After normalization:
This is a test, with a lot of spaces.
- In a PO Gettext file, each entry has an attribute called 'msgctxt'. Normally, memoQ imports this attribute as the context of the segment. If you don't need the context, clear the Import msgctxt as context ID check box.
- Normally, memoQ doesn't import comments from PO Gettext files. To import comments: Check the Import/export translator comments check box.
If comments aren't imported, they aren't exported, either: If you don't choose to import comments from the PO Gettext file, memoQ won't export comments that translators make. If you want the translators' or reviewers' comments to appear in the exported files, check this check box, even when there are no comments in the source files.
- In PO Gettext files, obsolete entries are those that don't appear in the program being localized, or those that shouldn't be translated. Normally, memoQ doesn't import these.
- To import obsolete entries: Check the Import obsolete entries check box.
- Normally, if you import obsolete entries, their translations go back as obsolete. But you can make them active again. To do that, check the Export changed obsolete entries as non-obsolete check box.
The structure of an entry of a PO file is as follows:
white-space
# translator-comments
#. extracted-comments
#: reference...
#, flag...
#| msgid previous-untranslated-string
msgid untranslated-string
msgstr translated-string
- The msgid untranslated-string is imported as source, and the msgstr translated-string is imported as target. The msgid and msgstr fields contain the source and target string of a translation unit. The msgid elements are unique within a PO domain.
For example:
msgid " "
"memoQ Zrt. is "
" "
"%s. \n"
"What is"
" "
"the company about?"
is the same as:
msgid "memoQ Zrt. is %s. \n What is the company about?"
- The msgctxt element is imported as context ID. The #| msgid element is marked as obsolete.
- The #, flag element is retained. Flags are used to indicate the status of a translation unit (e.g. finished or fuzzy). A fuzzy flag can be mapped to a memoQ segment status (on the Status mapping tab). Multiple flags are separated by commas.
- The # translator-comments can be imported and exported as memoQ comments, if you choose to do that when importing the file. These comments are added by translators and are not present in PO files. Comments are inserted before the extracted-comments and the reference comments.
- The #. extracted-comments and #: reference comments fields are retained in the structure. These are not modified by memoQ. The Extracted comments elements are extracted from the source code if they are in the same line as the source string or in the preceding line. The Reference comments elements are space separated lists of locations, specifying where the translation unit is found in a source file. A single translation unit can contain multiple references (one for each location).
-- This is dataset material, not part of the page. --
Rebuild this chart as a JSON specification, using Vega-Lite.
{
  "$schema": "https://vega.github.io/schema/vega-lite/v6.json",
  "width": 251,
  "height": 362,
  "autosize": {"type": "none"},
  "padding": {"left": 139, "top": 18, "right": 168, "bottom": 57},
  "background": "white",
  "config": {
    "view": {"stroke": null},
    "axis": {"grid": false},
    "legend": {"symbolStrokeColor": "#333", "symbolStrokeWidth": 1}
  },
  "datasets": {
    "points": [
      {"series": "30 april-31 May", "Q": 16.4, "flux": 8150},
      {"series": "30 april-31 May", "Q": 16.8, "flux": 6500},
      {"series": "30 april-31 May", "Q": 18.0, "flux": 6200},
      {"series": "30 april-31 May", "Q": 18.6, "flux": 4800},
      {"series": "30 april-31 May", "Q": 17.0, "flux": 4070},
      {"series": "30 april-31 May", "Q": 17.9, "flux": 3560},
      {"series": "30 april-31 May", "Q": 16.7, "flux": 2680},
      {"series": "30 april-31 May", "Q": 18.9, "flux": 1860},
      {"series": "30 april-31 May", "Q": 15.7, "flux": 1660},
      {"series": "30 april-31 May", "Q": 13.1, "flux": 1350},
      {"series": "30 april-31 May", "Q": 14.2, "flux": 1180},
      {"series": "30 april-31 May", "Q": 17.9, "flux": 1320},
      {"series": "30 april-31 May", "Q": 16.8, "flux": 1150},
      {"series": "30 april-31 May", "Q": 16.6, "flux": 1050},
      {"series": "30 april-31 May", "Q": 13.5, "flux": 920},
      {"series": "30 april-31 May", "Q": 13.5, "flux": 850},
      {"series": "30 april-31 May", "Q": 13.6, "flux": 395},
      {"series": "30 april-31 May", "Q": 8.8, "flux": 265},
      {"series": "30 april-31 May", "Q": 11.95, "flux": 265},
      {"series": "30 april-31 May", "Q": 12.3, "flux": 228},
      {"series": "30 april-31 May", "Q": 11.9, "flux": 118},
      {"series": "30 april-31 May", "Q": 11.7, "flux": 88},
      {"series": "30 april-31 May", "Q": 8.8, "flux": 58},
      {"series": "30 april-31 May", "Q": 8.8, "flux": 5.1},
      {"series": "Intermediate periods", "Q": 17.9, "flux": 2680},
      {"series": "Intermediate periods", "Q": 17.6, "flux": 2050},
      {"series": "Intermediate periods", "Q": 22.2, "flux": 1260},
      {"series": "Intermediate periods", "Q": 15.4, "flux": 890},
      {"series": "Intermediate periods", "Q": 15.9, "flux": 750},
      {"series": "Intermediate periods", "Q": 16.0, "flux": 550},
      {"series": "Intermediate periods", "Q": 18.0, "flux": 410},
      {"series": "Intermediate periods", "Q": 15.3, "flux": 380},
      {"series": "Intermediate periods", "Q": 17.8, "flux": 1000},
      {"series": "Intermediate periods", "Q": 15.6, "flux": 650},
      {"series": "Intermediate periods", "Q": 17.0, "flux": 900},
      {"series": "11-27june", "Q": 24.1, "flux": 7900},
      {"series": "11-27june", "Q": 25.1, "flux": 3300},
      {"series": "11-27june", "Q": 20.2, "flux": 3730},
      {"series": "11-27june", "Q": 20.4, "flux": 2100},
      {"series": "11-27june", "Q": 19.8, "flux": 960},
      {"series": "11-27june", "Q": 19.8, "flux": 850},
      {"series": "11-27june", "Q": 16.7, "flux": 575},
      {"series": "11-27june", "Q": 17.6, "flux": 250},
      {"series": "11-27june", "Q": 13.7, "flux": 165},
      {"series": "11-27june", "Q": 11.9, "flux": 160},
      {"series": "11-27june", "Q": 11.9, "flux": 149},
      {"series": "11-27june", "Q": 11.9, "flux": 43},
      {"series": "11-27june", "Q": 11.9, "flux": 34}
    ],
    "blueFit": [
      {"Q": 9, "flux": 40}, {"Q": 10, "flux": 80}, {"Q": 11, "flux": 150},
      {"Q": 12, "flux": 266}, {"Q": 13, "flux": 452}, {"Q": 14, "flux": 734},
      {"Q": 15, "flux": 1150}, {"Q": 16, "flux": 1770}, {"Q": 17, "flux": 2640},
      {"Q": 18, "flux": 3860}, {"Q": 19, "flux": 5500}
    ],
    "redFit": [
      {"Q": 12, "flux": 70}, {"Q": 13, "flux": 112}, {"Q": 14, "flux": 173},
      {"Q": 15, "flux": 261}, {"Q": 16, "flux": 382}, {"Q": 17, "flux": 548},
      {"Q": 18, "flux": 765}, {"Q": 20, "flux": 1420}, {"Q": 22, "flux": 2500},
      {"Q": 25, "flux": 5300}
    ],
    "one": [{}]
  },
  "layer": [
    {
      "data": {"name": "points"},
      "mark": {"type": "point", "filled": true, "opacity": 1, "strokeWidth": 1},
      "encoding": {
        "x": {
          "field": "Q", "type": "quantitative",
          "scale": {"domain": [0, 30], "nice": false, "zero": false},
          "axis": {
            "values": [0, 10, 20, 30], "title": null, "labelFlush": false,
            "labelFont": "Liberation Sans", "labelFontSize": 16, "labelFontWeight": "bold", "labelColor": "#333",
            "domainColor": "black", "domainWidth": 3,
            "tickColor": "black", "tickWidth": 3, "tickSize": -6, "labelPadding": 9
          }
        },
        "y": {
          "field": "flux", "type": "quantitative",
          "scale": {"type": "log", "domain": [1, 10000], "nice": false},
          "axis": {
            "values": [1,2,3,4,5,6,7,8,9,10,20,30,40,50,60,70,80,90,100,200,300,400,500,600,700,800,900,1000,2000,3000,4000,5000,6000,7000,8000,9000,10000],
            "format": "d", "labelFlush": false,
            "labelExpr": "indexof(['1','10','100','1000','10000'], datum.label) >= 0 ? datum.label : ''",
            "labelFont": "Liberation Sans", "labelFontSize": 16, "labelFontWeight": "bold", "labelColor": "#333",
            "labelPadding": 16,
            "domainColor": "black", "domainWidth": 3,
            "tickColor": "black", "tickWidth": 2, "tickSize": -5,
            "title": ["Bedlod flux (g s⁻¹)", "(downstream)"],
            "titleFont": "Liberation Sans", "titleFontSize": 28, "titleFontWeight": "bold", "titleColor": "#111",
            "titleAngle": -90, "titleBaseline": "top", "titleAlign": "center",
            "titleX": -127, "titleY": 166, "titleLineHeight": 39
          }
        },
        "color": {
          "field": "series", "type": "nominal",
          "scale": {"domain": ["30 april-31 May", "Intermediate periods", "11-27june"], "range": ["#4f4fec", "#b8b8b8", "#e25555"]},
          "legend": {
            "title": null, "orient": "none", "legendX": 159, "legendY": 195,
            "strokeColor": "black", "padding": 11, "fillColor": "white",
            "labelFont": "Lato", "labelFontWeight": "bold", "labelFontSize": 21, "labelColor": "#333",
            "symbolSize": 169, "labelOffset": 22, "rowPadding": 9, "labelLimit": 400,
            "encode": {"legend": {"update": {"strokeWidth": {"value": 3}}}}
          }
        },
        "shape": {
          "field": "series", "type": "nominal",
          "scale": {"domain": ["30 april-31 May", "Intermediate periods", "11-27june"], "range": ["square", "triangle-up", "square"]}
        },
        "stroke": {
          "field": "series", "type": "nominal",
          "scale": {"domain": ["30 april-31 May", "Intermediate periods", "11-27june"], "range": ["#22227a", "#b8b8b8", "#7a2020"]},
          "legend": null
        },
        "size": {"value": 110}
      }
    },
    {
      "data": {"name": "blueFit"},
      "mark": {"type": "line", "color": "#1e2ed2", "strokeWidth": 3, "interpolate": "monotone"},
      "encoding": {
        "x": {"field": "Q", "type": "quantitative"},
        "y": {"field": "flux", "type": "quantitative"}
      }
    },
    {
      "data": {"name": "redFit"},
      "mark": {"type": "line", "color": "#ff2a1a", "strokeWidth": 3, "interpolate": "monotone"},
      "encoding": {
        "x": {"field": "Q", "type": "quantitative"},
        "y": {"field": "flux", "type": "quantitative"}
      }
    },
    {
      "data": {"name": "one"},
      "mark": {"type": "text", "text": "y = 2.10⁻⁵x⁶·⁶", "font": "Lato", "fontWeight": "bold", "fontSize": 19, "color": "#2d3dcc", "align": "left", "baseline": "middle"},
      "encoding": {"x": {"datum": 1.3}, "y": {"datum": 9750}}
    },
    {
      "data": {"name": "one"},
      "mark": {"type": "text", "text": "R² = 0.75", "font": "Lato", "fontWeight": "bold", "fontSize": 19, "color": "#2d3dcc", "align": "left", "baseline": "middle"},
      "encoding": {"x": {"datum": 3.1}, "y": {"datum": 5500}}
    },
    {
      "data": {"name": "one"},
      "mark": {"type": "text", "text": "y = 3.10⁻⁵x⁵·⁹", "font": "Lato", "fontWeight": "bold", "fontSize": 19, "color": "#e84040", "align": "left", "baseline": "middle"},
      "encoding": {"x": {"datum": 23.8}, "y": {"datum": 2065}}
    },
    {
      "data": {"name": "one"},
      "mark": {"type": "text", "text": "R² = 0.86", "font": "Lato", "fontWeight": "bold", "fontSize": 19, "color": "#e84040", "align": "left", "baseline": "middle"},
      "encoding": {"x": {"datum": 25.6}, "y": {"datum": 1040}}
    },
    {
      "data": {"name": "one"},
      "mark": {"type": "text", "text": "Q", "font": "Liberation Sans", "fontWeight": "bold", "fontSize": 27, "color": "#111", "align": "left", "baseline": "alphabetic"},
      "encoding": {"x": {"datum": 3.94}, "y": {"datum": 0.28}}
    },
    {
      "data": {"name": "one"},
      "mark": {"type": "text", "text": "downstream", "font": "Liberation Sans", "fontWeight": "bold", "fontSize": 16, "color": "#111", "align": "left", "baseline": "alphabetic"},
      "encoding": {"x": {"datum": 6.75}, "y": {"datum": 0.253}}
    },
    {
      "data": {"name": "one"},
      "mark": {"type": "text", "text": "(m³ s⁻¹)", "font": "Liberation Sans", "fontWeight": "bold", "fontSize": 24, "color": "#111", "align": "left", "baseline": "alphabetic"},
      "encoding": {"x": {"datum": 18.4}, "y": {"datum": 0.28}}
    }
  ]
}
- Obsolete entries are entries that are commented out when a PO file is updated. For example, text that is not for translation becomes obsolete. Usually, the msgmerge element is used to comment out entries (make them obsolete). Obsolete entries are marked with #~.
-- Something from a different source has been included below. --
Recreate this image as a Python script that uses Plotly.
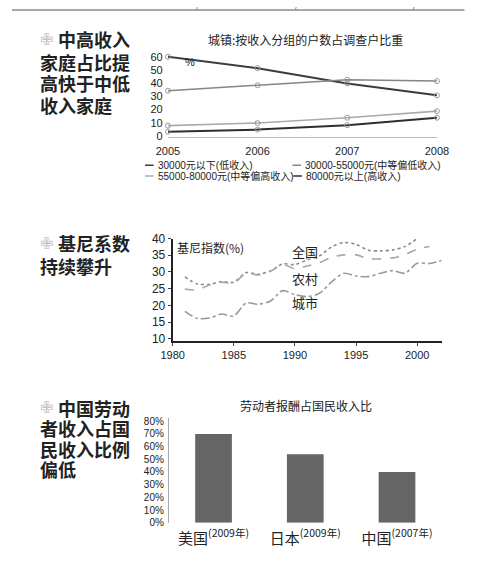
import plotly.graph_objects as go

W, H = 486, 562


def px(x):
    return x / W


def py(y):
    return 1 - y / H


NUM_FONT = "Liberation Sans, Noto Sans CJK SC, sans-serif"
CJK_FONT = "Noto Sans CJK SC, sans-serif"

# ---------------- Chart 1 data: urban households by income group ----------------
years1 = [2005, 2006, 2007, 2008]
income_groups = [
    "30000元以下(低收入)",
    "30000-55000元(中等偏低收入)",
    "55000-80000元(中等偏高收入)",
    "80000元以上(高收入)",
]
low_income = [60.0, 51.4, 39.8, 30.8]
mid_low_income = [34.3, 38.4, 42.6, 41.6]
mid_high_income = [7.8, 9.8, 13.8, 18.8]
high_income = [3.2, 4.8, 8.2, 13.8]
y_ticks1 = [0, 10, 20, 30, 40, 50, 60]

# ---------------- Chart 2 data: Gini coefficient ----------------
years_nat = list(range(1981, 2001))
gini_national = [28.5, 26.4, 26.3, 27.1, 26.9, 29.8, 29.3, 30.3, 32.4, 32.2,
                 33.6, 34.8, 37.5, 38.8, 38.2, 36.5, 36.3, 36.6, 37.6, 40.0]
years_rural = list(range(1981, 2002))
gini_rural = [24.9, 24.6, 26.1, 26.9, 26.7, 29.6, 29.1, 30.2, 32.2, 31.0,
              31.8, 32.8, 34.4, 35.1, 35.1, 34.0, 33.9, 34.2, 35.2, 36.8, 37.6]
years_urban = list(range(1981, 2003))
gini_urban = [18.2, 16.1, 16.2, 17.4, 16.8, 20.7, 20.3, 21.3, 24.4, 23.2,
              22.6, 23.6, 27.0, 29.6, 28.8, 28.6, 29.6, 30.4, 29.6, 32.6, 32.5, 33.4]
gini_names = ["全国", "农村", "城市"]
x_ticks2 = [1980, 1985, 1990, 1995, 2000]
y_ticks2 = [10, 15, 20, 25, 30, 35, 40]

# ---------------- Chart 3 data: labor remuneration share ----------------
countries = ["美国", "日本", "中国"]
data_years = ["2009年", "2009年", "2007年"]
labor_share = [70, 54, 40]
y_ticks3 = [0, 10, 20, 30, 40, 50, 60, 70, 80]

# ---------------- Headline texts ----------------
headlines = [
    ["中高收入", "家庭占比提", "高快于中低", "收入家庭"],
    ["基尼系数", "持续攀升"],
    ["中国劳动", "者收入占国", "民收入比例", "偏低"],
]
headline_rows = [[33, 56, 78, 100], [242, 265], [410, 431, 452, 473]]

fig = go.Figure()

# Chart 1 traces
c1_colors = ["#3c3c3c", "#858585", "#ababab", "#2e2e2e"]
c1_widths = [2, 1.6, 1.6, 2]
for name, vals, col, lw in zip(income_groups,
                               [low_income, mid_low_income, mid_high_income, high_income],
                               c1_colors, c1_widths):
    fig.add_trace(go.Scatter(
        x=years1, y=vals, name=name, mode="lines+markers",
        line=dict(color=col, width=lw),
        marker=dict(symbol="circle-open", size=5, color="#999999", line=dict(width=1)),
        cliponaxis=False, showlegend=False, xaxis="x", yaxis="y"))

# Chart 2 traces
g_styles = [("#8a8a8a", "dot"), ("#a6a6a6", "dash"), ("#999999", "dashdot")]
for name, xs, ys, (col, dash) in zip(gini_names,
                                     [years_nat, years_rural, years_urban],
                                     [gini_national, gini_rural, gini_urban],
                                     g_styles):
    fig.add_trace(go.Scatter(
        x=xs, y=ys, name=name, mode="lines",
        line=dict(color=col, width=1.6, dash=dash, shape="spline", smoothing=0.8),
        cliponaxis=False, showlegend=False, xaxis="x2", yaxis="y2"))

# Chart 3 trace
tick_text3 = [f"{c}<sup>({y})</sup>" for c, y in zip(countries, data_years)]
fig.add_trace(go.Bar(
    x=[0, 1, 2], y=labor_share, width=0.4,
    marker=dict(color="#656565", line=dict(width=0)),
    showlegend=False, xaxis="x3", yaxis="y3"))

# ---------------- Layout ----------------
layout = dict(
    width=W, height=H,
    margin=dict(l=0, r=0, t=0, b=0),
    paper_bgcolor="white", plot_bgcolor="white",
    showlegend=False,
    font=dict(family=NUM_FONT, color="#222222"),
    # Chart 1
    xaxis=dict(domain=[px(164), px(447)], range=[2005, 2008], tickvals=years1,
               showgrid=False, zeroline=False, showline=True, linecolor="#bbbbbb",
               linewidth=1, ticks="outside", ticklen=4, tickcolor="rgba(0,0,0,0)",
               tickfont=dict(size=11, family=NUM_FONT, color="#222")),
    yaxis=dict(domain=[py(133), py(48)], range=[-0.74, 62.2], tickvals=y_ticks1,
               showgrid=False, zeroline=False, showline=False, ticks="outside",
               ticklen=2, tickcolor="rgba(0,0,0,0)",
               tickfont=dict(size=11, family=NUM_FONT, color="#222")),
    # Chart 2
    xaxis2=dict(domain=[px(169), px(452)], range=[1980, 2002], tickvals=x_ticks2,
                showgrid=False, zeroline=False, showline=True, linecolor="#222222",
                linewidth=2, ticks="outside", ticklen=3, tickcolor="#444",
                tickfont=dict(size=11, family=NUM_FONT, color="#222"), anchor="y2"),
    yaxis2=dict(domain=[py(342), py(237)], range=[9.3, 40], tickvals=y_ticks2,
                showgrid=False, zeroline=False, showline=True, linecolor="#222222",
                linewidth=2, ticks="outside", ticklen=3, tickcolor="#444",
                tickfont=dict(size=12, family=NUM_FONT, color="#222"), anchor="x2"),
    # Chart 3
    xaxis3=dict(domain=[px(165), px(455)], range=[-0.487, 2.518], tickvals=[0, 1, 2],
                ticktext=tick_text3, showgrid=False, zeroline=False, showline=False,
                ticks="outside", ticklen=2, tickcolor="rgba(0,0,0,0)",
                tickfont=dict(size=15, family=CJK_FONT, color="#222"), anchor="y3"),
    yaxis3=dict(domain=[py(528), py(421)], range=[0, 82.3], tickvals=y_ticks3,
                ticktext=[f"{v}%" for v in y_ticks3], showgrid=False, zeroline=False,
                showline=True, linecolor="#aaaaaa", linewidth=1, ticks="outside",
                ticklen=2, tickcolor="rgba(0,0,0,0)",
                tickfont=dict(size=10, family=NUM_FONT, color="#222"), anchor="x3"),
)
fig.update_layout(**layout)

annotations = []
shapes = []


def text(x, y, s, size, xanchor="left", yanchor="middle", weight="normal",
         color="#222222", family=CJK_FONT):
    annotations.append(dict(
        x=px(x), y=py(y), xref="paper", yref="paper", text=s, align="left",
        showarrow=False, xanchor=xanchor, yanchor=yanchor,
        font=dict(size=size, family=family, color=color, weight=weight)))


# Left headline blocks; first line prefixed by a pale cross
for lines, rows in zip(headlines, headline_rows):
    for i, (s, yy) in enumerate(zip(lines, rows)):
        if i == 0:
            text(27, yy, "✙", 16, color="#c4c4c4", family="DejaVu Sans")
            text(46, yy, s, 18, weight="bold")
        else:
            text(27, yy, s, 18, weight="bold")

# Chart titles
text(309, 33, "城镇:按收入分组的户数占调查户比重", 12, xanchor="center")
text(309, 408, "劳动者报酬占国民收入比", 12, xanchor="center")
text(180, 56, "%", 11, family=NUM_FONT)

# Chart 1 legend (drawn below the plot)
legend_pos = [(140, 162), (295, 162), (140, 173), (296, 173)]
for (lx, ly), name, col in zip(legend_pos, income_groups, c1_colors):
    shapes.append(dict(type="line", xref="paper", yref="paper",
                       x0=px(lx), x1=px(lx + 9), y0=py(ly), y1=py(ly),
                       line=dict(color=col, width=1.5)))
    text(lx + 11, ly, name, 10, family=NUM_FONT)

# Chart 2 labels
text(171, 246, "基尼指数(%)", 12)
for name, yy in zip(gini_names, [250, 278, 303]):
    text(292, yy, name, 13)

# Top border decoration
shapes.append(dict(type="line", xref="paper", yref="paper",
                   x0=0, x1=px(476), y0=py(3), y1=py(3),
                   line=dict(color="#8a8a8a", width=1.5)))
for xx in [194, 298, 422]:
    shapes.append(dict(type="line", xref="paper", yref="paper",
                       x0=px(xx), x1=px(xx + 1), y0=py(3), y1=py(0),
                       line=dict(color="#8a8a8a", width=1)))

fig.update_layout(annotations=annotations, shapes=shapes)
fig.write_html("out.html", config={"displayModeBar": False},
               post_script="document.body.style.margin='0px';document.body.style.padding='0px';")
You can find a comprehensive specification of this file format here or here.
Entries in a PO Gettext file have two status values: fuzzy and non-fuzzy. To import these into memoQ, or export them back to the PO Gettext files, click the Status mapping tab.
- Normally, memoQ does not import the Gettext statuses when it imports a file. To do that, check the Map gettext statuses on import check box.
- Again, at first memoQ does not export the memoQ statuses when it exports a PO Gettext file. To do that, check the Map memoQ statuses on export check box.
When memoQ imports a PO Gettext file, it makes sense of the status it reads from the file.
- Normally, 'fuzzy' entries are imported as Partially edited (Edited). To change that, choose a different status from the drop-down box next to 'fuzzy'.
- Normally, 'non-fuzzy' entries are imported as Reviewer 2 confirmed. To change that, choose a different status from the drop-down box next to 'non-fuzzy'.
When memoQ exports a PO Gettext file, the status of each segment is exported either as 'fuzzy' or 'non-fuzzy'.
Normally, Not started, Pre-translated, and Partially edited (Edited) segments are exported as 'fuzzy'. Everything else is exported as 'non-fuzzy'. To change that, choose a different status from one or more of the drop-down boxes in the list at the bottom.
If an entry contains numeric placeholders, the PO Gettext files can contain variants for the text - if the plural forms are different in the source or the target language.
You can set this up on the Plural forms tab. To allow the variants: Check the Adjust plural entries check box.
In the actual entries, the singular and plural variants look like this:
#: src/msgcmp.c:338 src/po-lex.c:699
#, c-format
msgid "found %d fatal error"
msgid_plural "found %d fatal errors"
msgstr[0] "s'ha trobat %d error fatal"
msgstr[1] "s'han trobat %d errors fatals"
Choose how many plural forms the source language has. In the Number of target plural forms if source has plurality drop-down list, you can choose 0 (E.g. Hungarian), 1 (E.g. Latin languages), or 2 (E.g. Slavic languages).
The expression next to each form tells when to use which plural form. You can set this using C-expressions. C-expressions are conditional formulae the follow the syntax of the C programming language (not detailed here).
Each plurality type can have a name. To use these names: Check the Assign individual IDs to plural forms check box. The names you see in the screenshot are there automatically. Click each name to change it.
When the Assign individual IDs to plural forms check box is checked, this information is appended to the msgctxt (context) attribute. If you don't do this, and there are two target plural forms, the source and the context ID may be the same for both. In this case, the context would not provide enough information to store them in the translation memory as two different units - unless the plurality information is there.
When you finish
-
To confirm the settings, and return to the Document import options window: Click OK.
In the Document import options window: Click OK again to start importing the documents.
-
To return to the Document import options window, and not change the filter settings: Click Cancel.
-
If this is a cascading filter, you can change the settings of another filter in the chain: Click the name of the filter at the top of the window.
It is possible to cascade filters after the bilingual and multilingual filters. For example, Multilingual Excel and delimited text can be the first filter in a filter chain, but remember that regex tagger should always be the last filter applied.